Balkinization Symposium on "The Framers' Coup"
Michael Ramsey

At Balkinization, a symposium on Michael Klarman's book The Framers' Coup: The Making of the United States Constitution (Oxford Univ. Press 2016). Here is a complete list of contributions, from contributors Jack Balkin, James Fox, Laura Kalman, Jud Campbell, Sandy Levinson, Christina Mulligan, Calvin Johnson, Maseeh Moradi, Ryan Williams, Mark Graber, Steven Griffin and Michael Klarman.

Here is the book description from Amazon:

Americans revere their Constitution. However, most of us are unaware how tumultuous and improbable the drafting and ratification processes were. As Benjamin Franklin keenly observed, any assembly of men bring with them "all their prejudices, their passions, their errors of opinion, their local interests and their selfish views." One need not deny that the Framers had good intentions in order to believe that they also had interests. Based on prodigious research and told largely through the voices of the participants, Michael Klarman's The Framers' Coup narrates how the Framers' clashing interests shaped the Constitution--and American history itself.

The Philadelphia convention could easily have been a failure, and the risk of collapse was always present. Had the convention dissolved, any number of adverse outcomes could have resulted, including civil war or a reversion to monarchy. Not only does Klarman capture the knife's-edge atmosphere of the convention, he populates his narrative with riveting and colorful stories: the rebellion of debtor farmers in Massachusetts; George Washington's uncertainty about whether to attend; Gunning Bedford's threat to turn to a European prince if the small states were denied equal representation in the Senate; slave staters' threats to take their marbles and go home if denied representation for their slaves; Hamilton's quasi-monarchist speech to the convention; and Patrick Henry's herculean efforts to defeat the Constitution in Virginia through demagoguery and conspiracy theories.
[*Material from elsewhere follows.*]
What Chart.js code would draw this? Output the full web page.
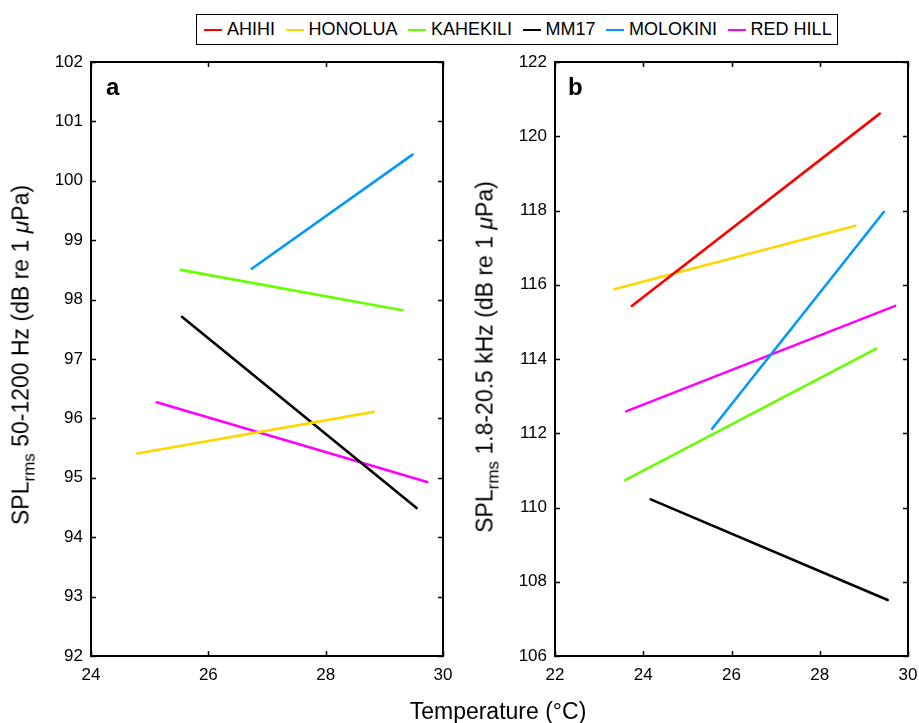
<!DOCTYPE html>
<html>
<head>
<meta charset="utf-8">
<script src="https://cdn.jsdelivr.net/npm/chart.js@4.4.1/dist/chart.umd.min.js"></script>
<style>
  html, body { margin: 0; padding: 0; background: #fff; }
  body { width: 919px; height: 723px; position: relative; overflow: hidden;
         font-family: "Liberation Sans", Arial, Helvetica, sans-serif; color: #000; }
  canvas { position: absolute; top: 0; }
  #cA { left: 0; }
  #cB { left: 460px; }
  .ytitle { position: absolute; font-size: 23px; line-height: 23px; white-space: nowrap;
            transform: translate(-50%, -50%) rotate(-90deg); }
  .ytitle sub { font-size: 17px; line-height: 0; vertical-align: baseline; position: relative; top: 6px; }
  .xtitle { position: absolute; font-size: 23px; line-height: 23px; white-space: nowrap;
            transform: translateX(-50%); }
  .plabel { position: absolute; font-size: 24px; line-height: 24px; font-weight: bold; }
  #legend { position: absolute; left: 196px; top: 14px; height: 29px; border: 1px solid #000;
            display: inline-flex; align-items: center; gap: 10.5px; padding: 0 5px 0 7px;
            font-size: 18px; background: #fff; }
  #legend .item { display: flex; align-items: center; }
  #legend .swatch { width: 18px; height: 2px; margin-right: 5px; }
</style>
</head>
<body>
<canvas id="cA" width="460" height="723"></canvas>
<canvas id="cB" width="459" height="723"></canvas>
<div id="legend"></div>
<div class="plabel" style="left:106px; top:75px;">a</div>
<div class="plabel" style="left:568px; top:75px;">b</div>
<div class="ytitle" style="left:21px; top:355px;">SPL<sub>rms</sub> 50-1200 Hz (dB re 1 <i>μ</i>Pa)</div>
<div class="ytitle" style="left:485px; top:357px;">SPL<sub>rms</sub> 1.8-20.5 kHz (dB re 1 <i>μ</i>Pa)</div>
<div class="xtitle" style="left:498px; top:700px;">Temperature (°C)</div>
<script>
// ---- data ----
const sites = ["AHIHI", "HONOLUA", "KAHEKILI", "MM17", "MOLOKINI", "RED HILL"];
const siteColors = ["#ff0000", "#ffd700", "#66ff00", "#000000", "#0099ff", "#ff00ff"];

// Panel a: SPLrms 50-1200 Hz (no AHIHI line)
const tempStartA = [null, 24.79, 25.53, 25.55, 26.74, 25.12];
const tempEndA   = [null, 28.82, 29.31, 29.55, 29.48, 29.73];
const splStartA  = [null, 95.41, 98.50, 97.71, 98.52, 96.27];
const splEndA    = [null, 96.11, 97.82, 94.49, 100.44, 94.93];

// Panel b: SPLrms 1.8-20.5 kHz
const tempStartB = [23.74, 23.34, 23.59, 24.17, 25.56, 23.61];
const tempEndB   = [29.36, 28.81, 29.28, 29.54, 29.45, 29.71];
const splStartB  = [115.43, 115.88, 110.74, 110.22, 112.12, 112.59];
const splEndB    = [120.61, 117.59, 114.28, 107.51, 117.96, 115.43];

// axis ranges / tick steps
const xRangeA = [24, 30], xStepA = 2, yRangeA = [92, 102], yStepA = 1;
const xRangeB = [22, 30], xStepB = 2, yRangeB = [106, 122], yStepB = 2;

// ---- legend (HTML) ----
const legend = document.getElementById('legend');
sites.forEach((s, i) => {
  const it = document.createElement('div');
  it.className = 'item';
  it.innerHTML = '<span class="swatch" style="background:' + siteColors[i] + '"></span><span>' + s + '</span>';
  legend.appendChild(it);
});

// ---- frame + inward ticks on all sides ----
const framePlugin = {
  id: 'frame',
  afterDraw(chart) {
    const { ctx, chartArea: a, scales } = chart;
    const L = 5;
    ctx.save();
    ctx.strokeStyle = '#000';
    ctx.lineWidth = 1.5;
    scales.x.ticks.forEach(t => {
      const px = Math.round(scales.x.getPixelForValue(t.value)) + 0.5;
      ctx.beginPath();
      ctx.moveTo(px, a.bottom); ctx.lineTo(px, a.bottom - L);
      ctx.moveTo(px, a.top); ctx.lineTo(px, a.top + L);
      ctx.stroke();
    });
    scales.y.ticks.forEach(t => {
      const py = Math.round(scales.y.getPixelForValue(t.value)) + 0.5;
      ctx.beginPath();
      ctx.moveTo(a.left, py); ctx.lineTo(a.left + L, py);
      ctx.moveTo(a.right, py); ctx.lineTo(a.right - L, py);
      ctx.stroke();
    });
    ctx.lineWidth = 2;
    ctx.strokeRect(a.left, a.top, a.right - a.left, a.bottom - a.top);
    ctx.restore();
  }
};

function buildDatasets(t0, t1, y0, y1) {
  const ds = [];
  sites.forEach((s, i) => {
    if (t0[i] === null) return;
    ds.push({
      label: s,
      data: [{ x: t0[i], y: y0[i] }, { x: t1[i], y: y1[i] }],
      borderColor: siteColors[i],
      backgroundColor: siteColors[i],
      borderWidth: 2.6,
      pointRadius: 0,
      showLine: true,
      borderCapStyle: 'round'
    });
  });
  return ds;
}

function makeChart(id, datasets, xr, xs, yr, ys, yWidth, padRight) {
  const tickFont = { family: '"Liberation Sans", Arial, sans-serif', size: 17 };
  return new Chart(document.getElementById(id), {
    type: 'scatter',
    data: { datasets },
    options: {
      responsive: false,
      animation: false,
      devicePixelRatio: 1,
      layout: { padding: { top: 62, right: padRight, bottom: 0, left: 0 } },
      plugins: { legend: { display: false }, tooltip: { enabled: false } },
      scales: {
        x: {
          type: 'linear', min: xr[0], max: xr[1],
          grid: { display: false, drawTicks: false, tickLength: 0 },
          border: { display: false },
          ticks: { stepSize: xs, color: '#000', font: tickFont, padding: 9, maxRotation: 0 },
          afterFit(scale) { scale.height = 67; scale.paddingLeft = 0; scale.paddingRight = 0; }
        },
        y: {
          type: 'linear', min: yr[0], max: yr[1],
          grid: { display: false, drawTicks: false, tickLength: 0 },
          border: { display: false },
          ticks: { stepSize: ys, color: '#000', font: tickFont, padding: 8 },
          afterFit(scale) { scale.width = yWidth; scale.paddingTop = 0; scale.paddingBottom = 0; }
        }
      }
    },
    plugins: [framePlugin]
  });
}

makeChart('cA', buildDatasets(tempStartA, tempEndA, splStartA, splEndA), xRangeA, xStepA, yRangeA, yStepA, 91, 17);
makeChart('cB', buildDatasets(tempStartB, tempEndB, splStartB, splEndB), xRangeB, xStepB, yRangeB, yStepB, 95, 11);
</script>
</body>
</html>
The Framers' Coup is more than a compendium of great stories, however, and the powerful arguments that feature throughout will reshape our understanding of the nation's founding. Simply put, the Constitutional Convention almost didn't happen, and once it happened, it almost failed. And, even after the convention succeeded, the Constitution it produced almost failed to be ratified. Just as importantly, the Constitution was hardly the product of philosophical reflections by brilliant, disinterested statesmen, but rather ordinary interest group politics. Multiple conflicting interests had a say, from creditors and debtors to city dwellers and backwoodsmen. The upper class overwhelmingly supported the Constitution; many working class colonists were more dubious. Slave states and nonslave states had different perspectives on how well the Constitution served their interests.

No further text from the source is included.